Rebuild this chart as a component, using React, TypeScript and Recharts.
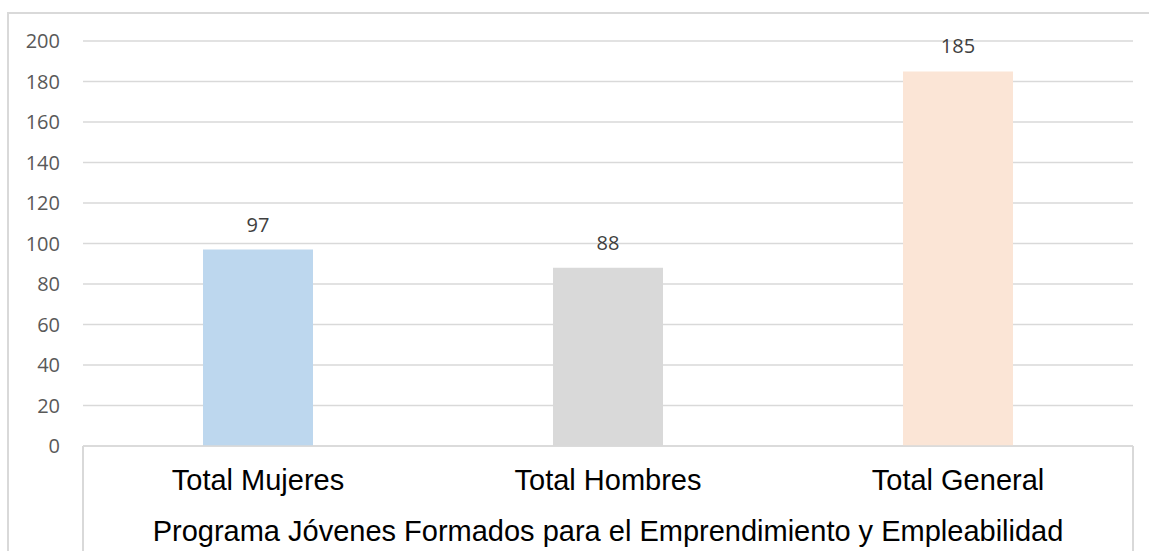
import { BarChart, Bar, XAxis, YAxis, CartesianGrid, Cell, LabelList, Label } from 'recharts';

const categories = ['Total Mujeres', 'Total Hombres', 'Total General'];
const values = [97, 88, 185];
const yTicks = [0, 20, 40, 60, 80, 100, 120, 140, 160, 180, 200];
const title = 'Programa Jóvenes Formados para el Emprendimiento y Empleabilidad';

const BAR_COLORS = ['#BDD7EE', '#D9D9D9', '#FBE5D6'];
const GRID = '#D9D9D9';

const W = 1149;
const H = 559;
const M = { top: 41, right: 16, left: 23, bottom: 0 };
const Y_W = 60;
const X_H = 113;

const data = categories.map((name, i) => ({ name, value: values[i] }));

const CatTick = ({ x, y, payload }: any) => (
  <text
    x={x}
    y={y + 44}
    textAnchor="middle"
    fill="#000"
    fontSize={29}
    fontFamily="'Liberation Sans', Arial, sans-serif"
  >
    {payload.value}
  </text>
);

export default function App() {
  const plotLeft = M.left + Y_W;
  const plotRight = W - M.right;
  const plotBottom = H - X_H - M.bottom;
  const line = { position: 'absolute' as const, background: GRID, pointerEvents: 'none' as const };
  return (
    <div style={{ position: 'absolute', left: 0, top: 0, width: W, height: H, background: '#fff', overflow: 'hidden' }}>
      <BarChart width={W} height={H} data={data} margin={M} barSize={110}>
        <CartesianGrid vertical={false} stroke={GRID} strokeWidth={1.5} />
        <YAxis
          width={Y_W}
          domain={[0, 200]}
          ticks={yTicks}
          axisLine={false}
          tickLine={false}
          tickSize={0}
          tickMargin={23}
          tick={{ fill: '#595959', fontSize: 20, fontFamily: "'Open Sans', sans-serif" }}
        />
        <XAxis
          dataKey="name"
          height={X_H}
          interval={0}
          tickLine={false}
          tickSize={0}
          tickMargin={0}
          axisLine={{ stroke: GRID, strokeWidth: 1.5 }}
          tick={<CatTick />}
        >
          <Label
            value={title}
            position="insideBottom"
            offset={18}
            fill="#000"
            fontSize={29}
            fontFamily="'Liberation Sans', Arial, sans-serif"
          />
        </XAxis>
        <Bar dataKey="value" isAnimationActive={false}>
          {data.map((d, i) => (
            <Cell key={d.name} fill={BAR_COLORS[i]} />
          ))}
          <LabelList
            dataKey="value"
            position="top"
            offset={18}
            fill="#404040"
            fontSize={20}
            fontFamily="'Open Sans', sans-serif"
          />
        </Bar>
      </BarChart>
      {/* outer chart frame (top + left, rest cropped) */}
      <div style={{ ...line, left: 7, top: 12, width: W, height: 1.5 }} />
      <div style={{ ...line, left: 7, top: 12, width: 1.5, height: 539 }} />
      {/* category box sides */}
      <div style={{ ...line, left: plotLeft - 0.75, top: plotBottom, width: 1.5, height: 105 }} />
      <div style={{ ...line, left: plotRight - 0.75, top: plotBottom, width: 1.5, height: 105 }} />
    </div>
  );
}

#### Goal
Reproduce only the lines from the beginning of the data through the line that contains "const data = categories.map((name, i)", both included, and please drop the pictures.

#### Result of the exercise
Rebuild this chart as a component, using React, TypeScript and Recharts.
import { BarChart, Bar, XAxis, YAxis, CartesianGrid, Cell, LabelList, Label } from 'recharts';

const categories = ['Total Mujeres', 'Total Hombres', 'Total General'];
const values = [97, 88, 185];
const yTicks = [0, 20, 40, 60, 80, 100, 120, 140, 160, 180, 200];
const title = 'Programa Jóvenes Formados para el Emprendimiento y Empleabilidad';

const BAR_COLORS = ['#BDD7EE', '#D9D9D9', '#FBE5D6'];
const GRID = '#D9D9D9';

const W = 1149;
const H = 559;
const M = { top: 41, right: 16, left: 23, bottom: 0 };
const Y_W = 60;
const X_H = 113;

const data = categories.map((name, i) => ({ name, value: values[i] }));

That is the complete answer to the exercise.